Most of the messages I get involve humor- they are clear, crisp, highly evidential messages, but they usually have some hint of ridiculousness to them. (Ridiculous only in the context of family members saying, why would he send THAT through as a message?’ To which my reply is always, “Well you know it had to be him, right?’)

The mediums that you see on TV that are always being shown serene images of celestial beauty, accurate birthdays, and sentimental bits of information that bring a tear to the eye…well all I can say is that their guides and helpers are much more elegant than mine are. My team seems to be a veritable troupe of comediennes… because the things they show me are often quite odd… and Laura’s father’s message was of course, quirky as could be.  With the mantra of ‘ Be kind and be brave’ playing in my head, I swallowed my fear of humiliation and delivered my message; “He showed me a lawn full of plastic pink flamingos. He said it would make you laugh and that you would know exactly what it meant.’
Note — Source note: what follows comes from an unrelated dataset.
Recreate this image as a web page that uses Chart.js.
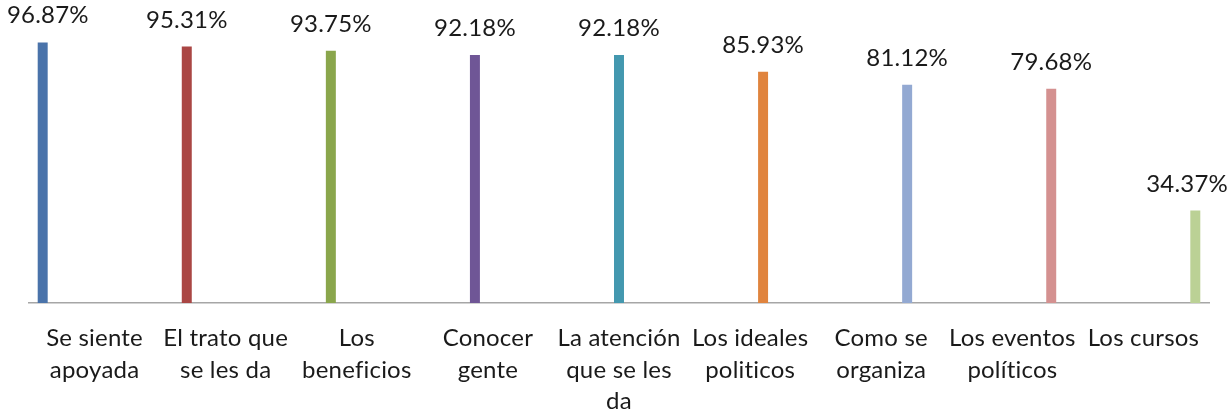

I have come to deeply respect the silence that befalls one who suddenly feels the abyss of grief evaporate right in front of them.  Through tears and laughter Laura recounted her father’s tendency to be rather unsupportive of gay rights.  One year, he had been particularly vocal about a gay pride parade that was scheduled to occur in the town where he lived. On the night prior to the parade, Laura and her brothers snuck onto his lawn and filled it with pink plastic flamingos. As the morning of the gay pride parade dawned, he (and all of the passers by) awoke to a lawn full of bright pink tropical birds. The event had gone down in family history as the best prank ever.

Laura left that mechanic’s shop with more than a clean bill of health on her exhaust system. Her faith had been buoyed first by our chance encounter, and secondly by the message her father had brought through- a message that had gone undelivered until that day.

I left that shop with yet one more real life example that proves being kind and being brave is really all we ever need to be.